Social Security Amendment Bill Expands Welfare System to Include Non-Financial Sanctions


Devdiscourse News Desk | Wellington | Updated: 15-05-2025 15:26 IST | Created: 15-05-2025 15:26 IST
Social Security Amendment Bill Expands Welfare System to Include Non-Financial Sanctions
Resident Welfare Associations (RWAs) Image Credit:

In a significant step to strengthen New Zealand’s welfare system, the Social Security Amendment Bill has successfully passed its third reading in Parliament today. This bill, which builds upon the welfare Traffic Light System introduced in August 2024, aims to ensure that beneficiaries meet their obligations to seek or prepare for work, where able, while also providing new tools to encourage compliance.

New Non-Financial Sanctions to Promote Employment

Starting on 26 May 2025, the government will introduce two new non-financial sanctions as part of the Social Security Amendment Bill. These sanctions, aimed at motivating jobseekers to engage with the system more actively, will not affect the financial benefits of those involved. Instead, they will focus on behaviour modification by requiring beneficiaries to participate in specific activities.

  1. Money Management: Under this sanction, half of an individual's benefit will be placed on a Ministry of Social Development (MSD) payment card. This card can only be used in approved shops for essential items, including groceries, transportation, healthcare, and educational supplies. This restriction will last for four weeks.

  2. Community Work Experience: Beneficiaries subject to this sanction will be given up to two weeks to find suitable work experience. They will then be required to undertake at least five hours of work per week for four weeks with one or more community or voluntary organisations.

These two measures are designed to ensure that individuals receiving benefits are actively working toward their employment obligations, while also assisting in their personal development and integration into the workforce.

Expanded Sanctions to Begin in October 2025

As part of the ongoing changes, the government will introduce two additional non-financial sanctions starting from 20 October 2025:

  1. Upskilling: Jobseekers will be required to attend and participate in employment-related training courses or programmes, with a minimum commitment of five hours per week for a four-week period. This is aimed at enhancing the skills of beneficiaries and improving their chances of finding meaningful employment.

  2. Report Job Search: Jobseekers will need to complete at least three job-search activities each week, and they must report on their progress to MSD weekly. This measure is designed to keep beneficiaries accountable and ensure that they are actively seeking employment.

New Policy Settings to Strengthen Jobseeker Support

Alongside the introduction of new sanctions, several policy changes will be implemented from 26 May 2025, further enhancing the work-readiness of individuals on welfare:

  • Jobseeker Profile Requirement: Applicants for certain benefits, and their partners where relevant, will be required to complete a Jobseeker Profile before being granted any benefit. This will provide MSD with more comprehensive information about each individual’s employment readiness and any barriers they might face in securing work.

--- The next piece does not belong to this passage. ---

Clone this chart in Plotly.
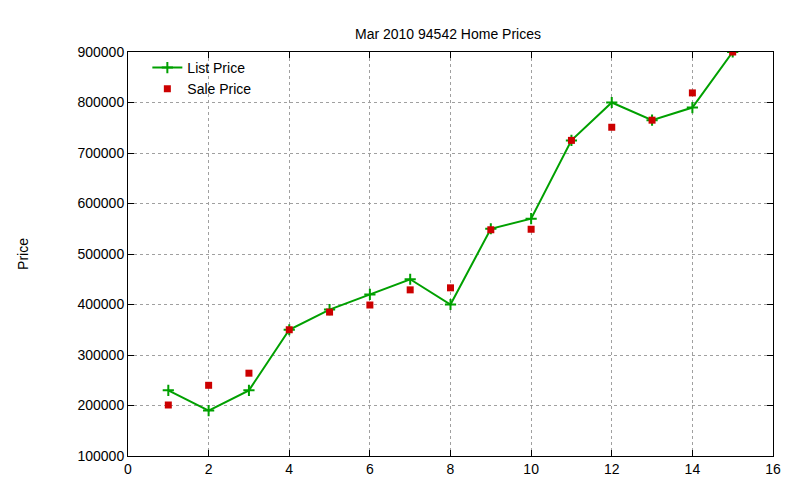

  • Extended Obligation Failures: Individuals who fail to meet their obligations will face longer penalties, as new obligation failures will carry over for two years instead of the previous one year. This is designed to discourage repeated non-compliance and to ensure that individuals make serious efforts to find employment.

  • More Frequent Reapplications for Jobseeker Support: Starting 1 July 2025, Jobseeker Support recipients will need to reapply for their benefits every 26 weeks, instead of the current 52-week requirement. This change will encourage more regular interaction with MSD, allowing for a more proactive approach to assisting people in their journey toward employment.

Aiming for Stronger Employment Outcomes

The changes are part of the Government’s broader strategy to reduce the number of people receiving Jobseeker Support and to promote higher levels of employment across New Zealand. The Government’s target is to reduce the number of people on Jobseeker Support by 50,000 by 2030, with savings of over two billion dollars in welfare payments forecast as a result.

According to Social Development and Employment Minister Louise Upston, the purpose of these reforms is to encourage self-sufficiency and empower beneficiaries to take control of their financial futures.

“This bill brings new tools to ensure beneficiaries stay on track with their obligations to find or prepare for work if they are able,” Upston explained. “Having a job is the best way for people to lift themselves and their families out of hardship, and the Government is setting a clear expectation that those who can work, should work.”

By expanding the welfare Traffic Light System, the government aims to create a culture of employment where all able-bodied individuals are given the opportunity and support to participate in the workforce. “Our economy is stronger when more people are in work, and as we look to unleash economic growth, it’s important that as many Kiwis as possible share in the benefits of work,” Upston added.

The Path Ahead

The passage of this bill marks a new chapter in New Zealand’s welfare reform efforts. While critics have raised concerns about the potential impact on vulnerable individuals, the Government remains steadfast in its belief that these measures will ultimately benefit both individuals and the country as a whole. With these changes set to roll out in stages throughout 2025, New Zealand is moving towards a more active and employment-focused welfare system designed to help as many people as possible lift themselves out of financial dependency.